Cleanliness and Godliness--It's True
By Constance Holden
ScienceNOW Daily News
7 September 2006
Lady Macbeth was expressing a deep psychological profound truth when she frantically sought to get imaginary blood off her hands after plotting the murder of the king, Duncan. Clean hands actually do make people feel less guilty, researchers report in tomorrow's issue of Science.

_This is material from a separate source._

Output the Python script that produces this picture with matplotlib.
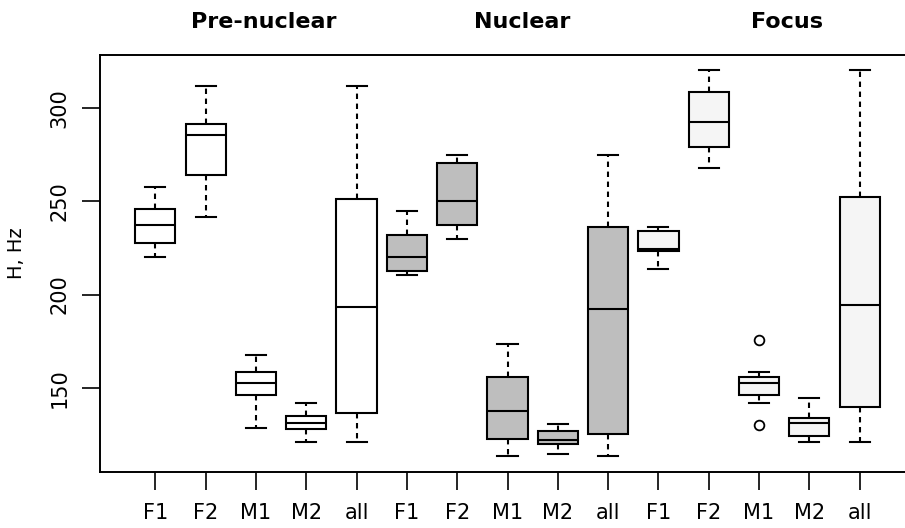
import matplotlib.pyplot as plt
from matplotlib.transforms import blended_transform_factory

# five groups per position: F1, F2, M1, M2, all
labels = ["F1", "F2", "M1", "M2", "all"] * 3
sections = ["Pre-nuclear", "Nuclear", "Focus"]
section_fill = ["white", "#bebebe", "#f5f5f5"]

whislo = [220, 241.6, 128.5, 121, 121,
          210.5, 229.8, 113.3, 114.4, 113.3,
          213.6, 267.8, 141.6, 121, 121]
q1 = [227.7, 264.4, 145.9, 127.7, 136.3,
      212.7, 237.5, 122.3, 120, 125.3,
      223.4, 279.4, 146.1, 124.2, 139.5]
med = [237.5, 285.8, 152.4, 131.2, 193.2,
       220, 250.1, 137.3, 122.1, 192.3,
       224.5, 292.5, 152.4, 130.9, 194.4]
q3 = [245.9, 291.4, 158.6, 135, 251.3,
      232.1, 270.6, 155.6, 126.6, 236.1,
      234.1, 308.6, 155.6, 133.9, 252.6]
whishi = [257.7, 312, 167.4, 141.6, 312,
          244.9, 274.9, 173.6, 130.7, 274.9,
          236.3, 320.4, 158.4, 144.6, 320.4]
fliers = [[], [], [], [], [],
          [], [], [], [], [],
          [], [], [175.4, 130.1], [], []]

stats = []
for i in range(15):
    stats.append(dict(whislo=whislo[i], q1=q1[i], med=med[i], q3=q3[i],
                      whishi=whishi[i], fliers=fliers[i]))

plt.rcParams['font.family'] = ['DejaVu Sans Condensed', 'DejaVu Sans']

fig = plt.figure(figsize=(9.05, 5.28), dpi=100)
W, H = 905, 528
ax = fig.add_axes([100 / W, (H - 472) / H, 815 / W, 417 / H])

positions = list(range(1, 16))
lw = 1.5
parts = ax.bxp(stats, positions=positions, widths=0.8, capwidths=0.4,
               patch_artist=True,
               boxprops=dict(linewidth=lw, edgecolor='black'),
               whiskerprops=dict(linewidth=lw, color='black', linestyle=(0, (2.6, 2.2))),
               capprops=dict(linewidth=lw, color='black'),
               medianprops=dict(linewidth=lw, color='black'),
               flierprops=dict(marker='o', markersize=7, markerfacecolor='none',
                               markeredgecolor='black', markeredgewidth=1.3))

for i, box in enumerate(parts['boxes']):
    box.set_facecolor(section_fill[i // 5])

ax.set_xlim(-0.1, 16.1)
ax.set_ylim(104.7, 328.6)

ax.set_xticks(positions)
ax.set_xticklabels(labels, fontsize=15)
ax.set_yticks([150, 200, 250, 300])
ax.set_yticklabels(["150", "200", "250", "300"], fontsize=15, rotation=90, va='center')
ax.tick_params(axis='x', length=13, width=1.2, pad=9)
ax.tick_params(axis='y', length=13, width=1.2, pad=9)
for s in ax.spines.values():
    s.set_linewidth(1.4)
ax.spines['right'].set_visible(False)

# section headings above the panel
trans = blended_transform_factory(ax.transData, fig.transFigure)
for x, name in zip([3.15, 8.3, 13.55], sections):
    ax.text(x, 1 - 22 / H, name, transform=trans, ha='center', va='center',
            fontsize=16, fontweight='bold')

fig.text(17 / W, 1 - 253 / H, "H, Hz", rotation=90, ha='center', va='center', fontsize=14)

fig.savefig("out.png", dpi=100)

Physical and moral cleanliness have always been closely associated, both in religious practices and in people's minds, as revealed by the words they use--such as "pure" applied either to body or spirit. Chen-bo Zhong, who teaches organizational behavior at the University of Toronto, and management researcher Katie Liljenquist of Northwestern University in Chicago, Illinois, sought to explore the depth of this association. First they asked 30 undergraduates to summon up how they felt from performing an ethical act, such as helping a sick friend, while 30 others were asked to recall an unethical deed, like shoplifting.. All then did took a word completion test.
Those who recalled doing something bad were more likely to fill in a word such as W _ _ H with a cleansing-related word ("wash" rather than "wish"). Similarly, when subjects were offered a choice between an antiseptic wipe and a pencil as a gift, two-thirds of those who recalled the unethical deed took the wipe--twice as many as those who recalled the ethical deed.
Whereas these experiments showed that the association between cleanliness and morality has deep roots, another exercise showed that the two concepts lie so close together as to be almost interchangeable. In this study, 45 participants described an unethical deed from their past. Afterward, 22 were given an antiseptic wipe to clean their hands. All were then asked if they would volunteer for another study to help out a desperate graduate student. Those who felt clean apparently felt less need to expiate for their sins: only 41% agreed to help, compared to 74% who had not wiped their hands.
Psychologist Philip Tetlock of the University of California, Berkeley, says the study is so "clever" he wishes he'd done it himself. It shows that "there is a deep psychological connection between morality and physical cleanliness," he says. "Indeed, our thinking about moral purity appears in some respects to be a metaphorical extension of our deep-rooted aversion to filth and contamination."
I suggest you have some more washing to do.